Currently living in London, Gold cites her childhood – and her late discovery of contemporary music – as the fuel for her sound. Think beat driven loops, r&b production, elements borrowed from west coast pop and lyrics rooted in her background in storytelling. Having recently supported Blur, Taylor Swift and Robbie Williams, Gold is kicking’ it back with the best. Here, she talks exploding like the Incredible Hulk on stage, first autograph memories and making music to make people smile.

So you grew up in Freetown Christiana in Copenhagen, how has your upbringing influenced your music?

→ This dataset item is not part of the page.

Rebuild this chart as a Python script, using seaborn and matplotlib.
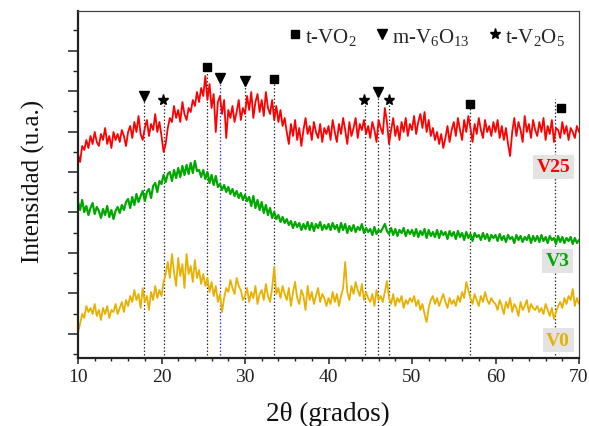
import numpy as np
import pandas as pd
import matplotlib
matplotlib.use("Agg")
import matplotlib.pyplot as plt
from matplotlib.ticker import FixedLocator, MultipleLocator, NullFormatter
from matplotlib.lines import Line2D
import seaborn as sns

# ---------------- data ----------------
two_theta = [10 + 0.25 * i for i in range(241)]

v25 = [
    204, 196, 212, 208, 218, 210, 222, 214, 226, 216, 212, 224, 218, 230, 214, 222, 210, 226, 218, 224,
    216, 228, 222, 212, 226, 232, 220, 236, 226, 242, 224, 218, 230, 238, 222, 234, 228, 244, 226, 236,
    222, 206, 214, 230, 240, 236, 252, 240, 248, 236, 256, 244, 238, 250, 246, 258, 252, 266, 256, 270,
    262, 282, 258, 274, 250, 264, 226, 256, 262, 244, 258, 220, 248, 240, 252, 236, 246, 258, 238, 250,
    244, 262, 248, 266, 240, 256, 264, 246, 258, 242, 266, 250, 244, 258, 238, 252, 236, 248, 232, 240,
    226, 214, 234, 222, 238, 218, 230, 212, 228, 240, 224, 232, 218, 236, 226, 220, 234, 216, 230, 224,
    232, 218, 238, 226, 216, 234, 224, 240, 228, 214, 236, 222, 230, 240, 220, 234, 228, 238, 224, 232,
    220, 236, 228, 216, 238, 230, 224, 250, 236, 214, 228, 240, 222, 232, 218, 236, 226, 240, 222, 234,
    228, 242, 224, 236, 244, 230, 246, 226, 238, 222, 230, 218, 226, 214, 224, 210, 220, 232, 216, 228,
    236, 222, 240, 228, 218, 238, 226, 242, 230, 216, 234, 224, 240, 228, 220, 238, 226, 232, 222, 236,
    226, 238, 220, 232, 218, 230, 214, 202, 226, 240, 222, 236, 228, 216, 242, 226, 234, 220, 238, 228,
    222, 236, 226, 240, 218, 232, 224, 238, 216, 230, 228, 220, 236, 224, 232, 218, 230, 226, 220, 232,
    226,
]

v3 = [
    156, 148, 158, 146, 152, 143, 150, 155, 144, 151, 147, 140, 149, 143, 152, 141, 148, 139, 147, 151,
    145, 153, 148, 156, 159, 150, 161, 153, 164, 156, 162, 167, 157, 166, 169, 160, 172, 175, 166, 177,
    174, 183, 176, 184, 186, 177, 188, 180, 190, 181, 192, 183, 193, 184, 195, 185, 197, 187, 188, 181,
    188, 179, 186, 175, 183, 173, 182, 171, 174, 168, 173, 166, 171, 164, 169, 162, 167, 160, 165, 158,
    163, 157, 161, 152, 162, 150, 158, 148, 156, 145, 153, 143, 150, 140, 146, 139, 143, 136, 141, 135,
    139, 133, 137, 130, 136, 131, 135, 128, 134, 129, 136, 128, 135, 127, 134, 130, 136, 128, 133, 129,
    134, 128, 135, 129, 133, 126, 135, 128, 134, 125, 132, 127, 133, 126, 131, 128, 134, 125, 130, 126,
    129, 123, 131, 124, 128, 126, 130, 134, 127, 124, 130, 123, 129, 122, 128, 125, 130, 122, 128, 124,
    128, 122, 129, 121, 127, 123, 129, 120, 128, 122, 126, 121, 128, 120, 127, 123, 126, 119, 127, 122,
    126, 119, 127, 121, 125, 118, 126, 120, 124, 117, 125, 121, 123, 118, 125, 119, 124, 117, 123, 120,
    123, 117, 124, 118, 122, 116, 123, 119, 121, 115, 123, 118, 122, 116, 121, 118, 123, 115, 122, 117,
    122, 116, 123, 117, 121, 115, 122, 118, 120, 114, 122, 116, 121, 115, 120, 117, 121, 114, 120, 115,
    118,
]

v0 = [
    26, 34, 44, 40, 52, 46, 50, 44, 54, 42, 48, 38, 50, 44, 52, 40, 48, 46, 54, 44,
    50, 56, 46, 58, 52, 62, 56, 68, 58, 64, 50, 70, 56, 62, 48, 66, 58, 72, 60, 68,
    62, 76, 84, 96, 80, 104, 86, 72, 100, 82, 94, 70, 104, 84, 92, 76, 98, 80, 88, 74,
    84, 72, 80, 66, 76, 62, 72, 56, 64, 46, 60, 70, 66, 78, 70, 64, 80, 72, 68, 58,
    62, 70, 56, 66, 60, 72, 54, 64, 68, 58, 74, 62, 56, 70, 91, 64, 70, 60, 72, 64,
    58, 70, 52, 66, 76, 60, 54, 68, 62, 48, 72, 58, 66, 54, 62, 70, 56, 64, 60, 52,
    60, 54, 66, 56, 64, 52, 62, 70, 96, 66, 58, 72, 64, 76, 68, 62, 74, 58, 66, 60,
    56, 64, 52, 68, 58, 62, 56, 66, 77, 60, 54, 64, 52, 60, 56, 62, 50, 58, 54, 60,
    56, 62, 52, 58, 48, 54, 44, 36, 50, 58, 62, 54, 60, 52, 58, 64, 56, 50, 60, 54,
    58, 52, 62, 56, 66, 60, 76, 68, 60, 54, 64, 58, 52, 62, 56, 66, 58, 54, 60, 56,
    54, 48, 58, 52, 44, 56, 50, 60, 46, 54, 50, 42, 56, 48, 52, 58, 46, 54, 50, 48,
    52, 46, 50, 44, 54, 48, 42, 50, 39, 46, 52, 56, 50, 60, 54, 62, 58, 69, 52, 60,
    54,
]

sample_names = ["V25", "V3", "V0"]
sample_colors = ["#ff0000", "#00a800", "#e8b000"]
sample_series = [v25, v3, v0]
sample_lw = [1.3, 1.6, 1.3]

# phase reflections: line position, line top, marker position, marker height, phase
peak_line_x = [17.9, 20.3, 25.45, 27.0, 30.0, 33.5, 44.4, 45.9, 47.3, 57.0, 67.1]
peak_line_top = [257, 254, 286, 276, 273, 274, 254, 261, 254, 250, 259]
peak_marker_x = [17.9, 20.2, 25.4, 27.0, 30.0, 33.5, 44.3, 45.9, 47.3, 57.0, 67.8]
peak_marker_y = [262, 258, 291, 280, 277, 279, 258, 266, 258, 254, 250]
peak_phase = ["m", "t5", "t", "m", "m", "t", "t5", "m", "t5", "t", "t"]
peak_line_color = ["#333333", "#333333", "#333333", "#3333ff", "#333333", "#333333",
                   "#333333", "#333333", "#333333", "#333333", "#333333"]

phase_keys = ["t", "m", "t5"]
phase_labels = ["t-VO$_2$", "m-V$_6$O$_{13}$", "t-V$_2$O$_5$"]
phase_markers = ["s", "v", "*"]
phase_msize = [5.8, 7.2, 8.0]

label_x = [66.95, 67.45, 67.5]
label_y = [191, 97, 18]

x_ticks = [10, 20, 30, 40, 50, 60, 70]

# ---------------- figure ----------------
sns.set_theme(style="ticks")
plt.rcParams["font.family"] = ["Liberation Serif", "DejaVu Serif"]
plt.rcParams["mathtext.default"] = "regular"

fig = plt.figure(figsize=(5.89, 4.27), dpi=100)
ax = fig.add_axes([78 / 589, 1 - 359 / 427, 501 / 589, 347 / 427])

for name, series, c, lw in zip(sample_names, sample_series, sample_colors, sample_lw):
    d = pd.DataFrame({"two_theta": two_theta, "intensity": series})
    sns.lineplot(data=d, x="two_theta", y="intensity", color=c, estimator=None,
                 sort=False, lw=lw, ax=ax, zorder=2)

# reference lines
for x, top, c in zip(peak_line_x, peak_line_top, peak_line_color):
    ax.plot([x, x], [3, top], ls=(0, (1.2, 1.6)), lw=0.9, color=c, zorder=1)

# phase markers
for key, mk, ms in zip(phase_keys, phase_markers, phase_msize):
    xs = [x for x, p in zip(peak_marker_x, peak_phase) if p == key]
    ys = [y for y, p in zip(peak_marker_y, peak_phase) if p == key]
    ax.plot(xs, ys, ls="none", marker=mk, ms=ms, color="black", zorder=4)

# legend
handles = [Line2D([], [], ls="none", marker=mk, ms=ms, color="black")
           for mk, ms in zip(phase_markers, phase_msize)]
ax.legend(handles, phase_labels, ncol=3, frameon=False, loc="upper right",
          bbox_to_anchor=(1.0, 1.0), fontsize=15, handlelength=0.5,
          handletextpad=0.2, columnspacing=1.0, borderaxespad=0.3)

# sample labels
for name, c, lx, ly in zip(sample_names, sample_colors, label_x, label_y):
    ax.text(lx, ly, name, color=c, fontsize=14, fontweight="bold",
            ha="center", va="center",
            bbox=dict(boxstyle="square,pad=0.18", fc="#e3e3e3", ec="none"))

ax.set_xlim(10, 70)
ax.set_ylim(0, 347)
ax.set_xticks(x_ticks)
ax.xaxis.set_minor_locator(MultipleLocator(2))
ax.yaxis.set_major_locator(FixedLocator([24.2 + 40.45 * k for k in range(8)]))
ax.yaxis.set_minor_locator(FixedLocator([4.0 + 40.45 * k for k in range(9)]))
ax.yaxis.set_major_formatter(NullFormatter())
ax.set_xlabel("2θ (grados)", fontsize=19.5, color="#111111")
ax.set_ylabel("Intensidad (u.a.)", fontsize=18, color="#111111")
ax.tick_params(axis="x", which="major", direction="out", length=4.5, width=1.1,
               color="#222222", labelsize=14, labelcolor="#222222", pad=3)
ax.tick_params(axis="x", which="minor", direction="out", length=2.5, width=1.0,
               color="#222222")
ax.tick_params(axis="y", which="major", direction="out", length=7.5, width=1.1,
               color="#222222")
ax.tick_params(axis="y", which="minor", direction="out", length=3.8, width=1.0,
               color="#222222")
ax.xaxis.set_label_coords(0.499, -0.123)
ax.yaxis.set_label_coords(-0.066, 0.513)

for s in ["left", "bottom"]:
    ax.spines[s].set_linewidth(1.6)
    ax.spines[s].set_color("#222222")
for s in ["top", "right"]:
    ax.spines[s].set_linewidth(0.9)
    ax.spines[s].set_color("#444444")
    ax.spines[s].set_visible(True)

fig.savefig("out.png", dpi=100)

I grew up in different communes surrounded by people who lived this alternative lifestyle. Music was an important part of life, and travelling from one place to the next exposed me to lots of music  from a different people of all different age groups. So whilst all the kids my age were listening to chart music, I was obsessed with bands like The Mama’s and Papas and The Doors. I was told I was an odd child in that respect! My mum had some cool DJ friends who sat me down one day and introduced me to classic hip hop like the Beastie Boys, Public Enemy, Salt ’n Pepper and KRS 1 – that, combined with the “hippy” music formed the basis for my own music.

How would you say both these styles helped you grow as an musically as an artist?

I like to think that I’ve been able to combine the music I have been listening to growing up with the contemporary current music to create a sound that emulates without ripping off either – I hope that when people hear my music they can hear both sides of the spectrum.

Do you still look to both styles for inspiration?

Yes, absolutely. It’s so important to me. I’ve got a massive respect for all genres of music. There’s nothing better than taking sounds from my roots and mixing it up with current popular music

Your music has been described as “sunshine pop and block-party hip hop”, how would you describe it?

Pop, old school hip hop, hippy vibes and big choruses people sing along to. It’s music that makes people smile!

That’s definitely true. So you currently live in-between London and Copenhagen, has your music style changed since relocating to England?

I’ve been lucky enough to work with some super talented writers in the past year in LA, Denmark, London & Sweden but my roots will always be my roots, and my music will always be influenced and inspired by what’s happening around me, no matter where I am.

When you started out did you see yourself playing massive gigs and supporting the likes of Blur and Taylor Swift?

No! I’ve had so many amazing opportunities this year, and playing with Blur, Taylor Swift and Robbie Williams has been a fantastic experience.

Talking about Blur and Taylor Swift, they are both two massively influential musicians/bands at the opposite end of the music spectrum – what did you learn from both about performing live?

Damon Albarn is such an expressive performer. His energy onstage is surreal, and Taylor Swift is an equally great performer with an army of unbelievably dedicated fans. I honestly think that it doesn’t matter what end of the spectrum you’re from, because when you go out onstage it’s all about just exploding, like the Incredible Hulk!

You’ve also played at The Great Escape, what’s  been your career highlight to date?

After my set with Blur at Hyde Park, I met an 11 year old boy called Nathan who was with his mum. Nathan told me he’s heard my music online and that his mum took him to Hyde Park especially to see me play. That made my day, and it was the first autograph I ever signed, that was something else!